Dazu gehört auch, dass – wie diesmal geschehen – Fragende sich nicht plötzlich in Scharmützeln zwischen Vorsitz und einzelnen Mandataren wiederfinden, wie denn nun die Geschäftsordnung zu handhaben sei. Frustrierend ist auch zu erleben, dass offenbar parteipolitisch motiverte Fragen-„Bündel“ etwa von Ex-Mandataren (die in Wirklichkeit mehr als die zugelassenen zwei Fragen enthalten) zu ausufernden Monologen der angesprochenen Gemeinderäte führen – während die kostbare Zeit verrinnt. Oder dass die offenbar unausrottbare Fehde zwischen ÖVP und Liste Vorchdorf über die Frage einer der ÖVP nahestehenden Vorchdorferin die Fragestunde okkupiert – über den Sachverhalt berichtet heute die Kronenzeitung. Augenfälligere Bekanntmachungen zur Bürgerfragestunde könnte man sich schließlich auch noch vorstellen.

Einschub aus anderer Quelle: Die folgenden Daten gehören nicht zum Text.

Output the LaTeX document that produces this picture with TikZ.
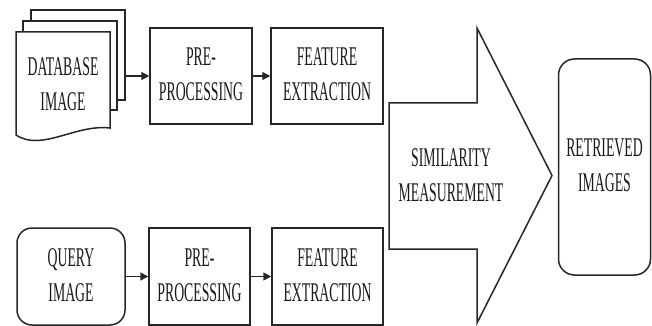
\documentclass[tikz,border=0pt]{standalone}
\usepackage{fontspec}
\setmainfont{Liberation Serif}
\usepackage{graphicx}
\usetikzlibrary{arrows.meta}

\newcommand{\sqz}[1]{\scalebox{0.51}[1]{\begin{tabular}{@{}c@{}}#1\end{tabular}}}

\begin{document}
\begin{tikzpicture}[x=1pt,y=-1pt,line width=1.5pt,
		txt/.style={inner sep=0pt,text=black!90,font=\fontsize{27}{35}\selectfont},
		box/.style={txt,draw=black!85,fill=white,minimum height=96pt},
		page/.style={draw=black!85,fill=white},
		flow/.style={draw=black!85,-{Triangle[length=8pt,width=8pt]}}]
		\useasboundingbox (0,0) rectangle (652,326);
		\draw[page] (31,10) rectangle (125,100);
		\draw[page] (23,21) rectangle (117,110);
		\draw[page] (16,32) -- (110,32) -- (110,128) .. controls (75,124) and (42,152) .. (16,135) -- cycle;
		\node[txt] (db) at (63,86) {\sqz{DATABASE\\IMAGE}};
		\coordinate (dbout) at (125,76);
		\node[box,minimum width=102pt] (pre1) at (201,76) {\sqz{PRE-\\PROCESSING}};
		\node[box,minimum width=112pt] (feat1) at (327,76) {\sqz{FEATURE\\EXTRACTION}};
		\node[box,rounded corners=15pt,minimum width=108pt,minimum height=97pt] (query) at (71,276.5) {\sqz{QUERY\\IMAGE}};
		\node[box,minimum width=101pt,minimum height=97pt] (pre2) at (199.5,276.5) {\sqz{PRE-\\PROCESSING}};
		\node[box,minimum width=111pt,minimum height=97pt] (feat2) at (327.5,276.5) {\sqz{FEATURE\\EXTRACTION}};
		\draw[page] (389,103) -- (477,103) -- (477,28) -- (552,175.5) -- (477,323) -- (477,249) -- (389,249) -- cycle;
		\node[txt] (sim) at (451,177) {\sqz{SIMILARITY\\MEASUREMENT}};
		\node[box,rounded corners=16pt,minimum width=92pt,minimum height=216pt] (ret) at (604.5,167) {\sqz{RETRIEVED\\IMAGES}};
		\draw[flow] (dbout) -- (pre1);
		\draw[flow] (pre1) -- (feat1);
		\draw[flow] (query) -- (pre2);
		\draw[flow] (pre2) -- (feat2);
	\end{tikzpicture}
\end{document}
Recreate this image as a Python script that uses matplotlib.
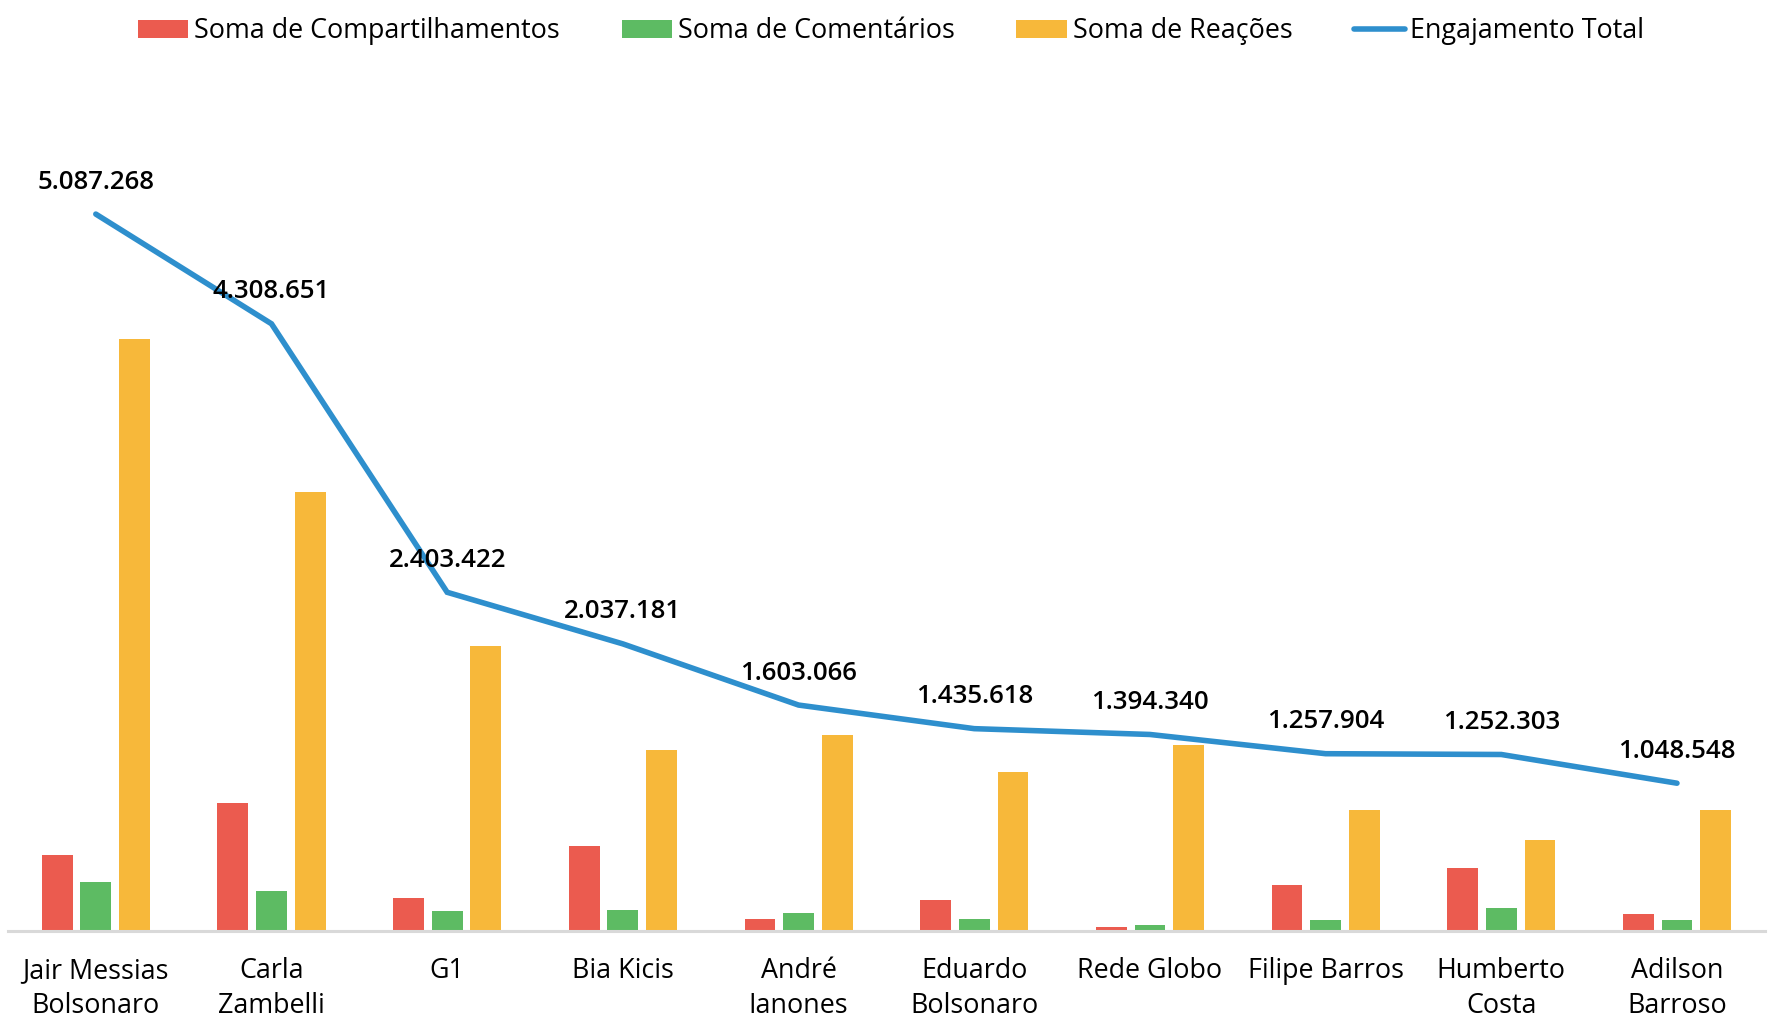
import numpy as np
import matplotlib.pyplot as plt

plt.rcParams['font.family'] = ['Open Sans', 'DejaVu Sans']

categorias = ['Jair Messias\nBolsonaro', 'Carla\nZambelli', 'G1', 'Bia Kicis', 'André\nIanones',
              'Eduardo\nBolsonaro', 'Rede Globo', 'Filipe Barros', 'Humberto\nCosta', 'Adilson\nBarroso']
compartilhamentos = [540800, 908800, 236800, 604800, 84800, 220800, 28800, 324800, 444800, 116800]
comentarios = [348800, 284800, 142400, 150400, 124800, 84800, 44800, 76800, 164800, 76800]
reacoes = [4197668, 3115051, 2024222, 1281981, 1393466, 1130018, 1320740, 856304, 642703, 854948]
engajamento = [5087268, 4308651, 2403422, 2037181, 1603066, 1435618, 1394340, 1257904, 1252303, 1048548]

cor_vermelho = '#EB5B4F'
cor_verde = '#5DBB63'
cor_amarelo = '#F7B83A'
cor_azul = '#2E8FCD'

fig = plt.figure(figsize=(17.68, 10.15), dpi=100)
ax = fig.add_axes([0.0045, 0.0828, 0.9937, 0.833])

x = np.arange(len(categorias))
w = 0.175
off = 0.22
b1 = ax.bar(x - off, compartilhamentos, w, color=cor_vermelho, label='Soma de Compartilhamentos')
b2 = ax.bar(x, comentarios, w, color=cor_verde, label='Soma de Comentários')
b3 = ax.bar(x + off, reacoes, w, color=cor_amarelo, label='Soma de Reações')
l1, = ax.plot(x, engajamento, color=cor_azul, lw=4, solid_capstyle='round', solid_joinstyle='miter',
              label='Engajamento Total')

# rótulos do engajamento total acima da linha
for xi, v in zip(x, engajamento):
    rotulo = f'{v:,}'.replace(',', '.')
    ax.annotate(rotulo, xy=(xi, v), xytext=(0, 23), textcoords='offset points',
                ha='center', va='center', fontsize=18.6, fontweight='semibold', color='black')

ax.set_xlim(-0.5, len(categorias) - 0.5)
ax.set_ylim(0, 6000000)
ax.set_yticks([])
ax.set_xticks(x)
ax.set_xticklabels(categorias, fontsize=19.4, linespacing=1.3)
ax.tick_params(axis='x', length=0, pad=19)
for s in ['top', 'right', 'left']:
    ax.spines[s].set_visible(False)
ax.spines['bottom'].set_color('#D9D9D9')
ax.spines['bottom'].set_linewidth(2.2)

fig.legend([b1, b2, b3, l1],
           ['Soma de Compartilhamentos', 'Soma de Comentários', 'Soma de Reações', 'Engajamento Total'],
           loc='center', bbox_to_anchor=(0.504, 0.969), ncol=4, frameon=False,
           fontsize=19.4, handlelength=1.88, handleheight=0.6, handletextpad=0.2,
           columnspacing=2.3)

fig.savefig('out.png', dpi=100)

Insgesamt wird nicht wirklich spürbar, dass hier Gemeindebürger*innen als der eigentlich „Souverän“ dieses Gremiums im Mittelpunkt stehen und mit größter Zuvorkommenheit behandelt werden. Vielmehr verwandelt sich das Ganze zumindest phasenweise in eine Tribüne politischer Selbstdarstellung.
Dieser Eindruck verdeckt, dass es ja durchaus auch hörenswerte Antworten auf interessante Fragen gibt. Beispiel Projekt Freibadhotel (liegt auf Eis) oder: Was passiert bei der Kulturhauptstadt im Ort? (Zwei Projekte eingereicht.) Wenn Antworten dann in anderen Fällen auch noch etwas weitergehen würden als der engste eigene Zuständigkeitsbereich reicht, wäre das noch erfreulicher. Beispiel Boardinghouse: Was ist der Stand, wer vergibt dort die Wohnungen? – Ja, schon klar, das ist jetzt Sache des privaten Investors, wie Bürgermeister Hans Mitterlehner sagt. Aber spannend wäre es ja doch – und kaum vorstellbar, dass die Gemeinde tatsächlich nicht mehr dazu weiß oder rasch in Erfahrung bringen könnte.
Für eine wirkliche Erfolgsgeschichte bräuchte es ein etwas stärkeres Bemühen, in der gesamten Durchführung der Bürgerfragestunde spürbar (!) zu signalisieren, dass man als Gemeindevertretung die Anliegen der Bevölkerung versteht, die Fragen als Zeichen des Interesses dankbar, vielleicht sogar erfreut aufnimmt und mit echter Service-Einstellung darauf eingeht. Nicht als käme das gar nicht vor. Aber es reicht einfach noch nicht.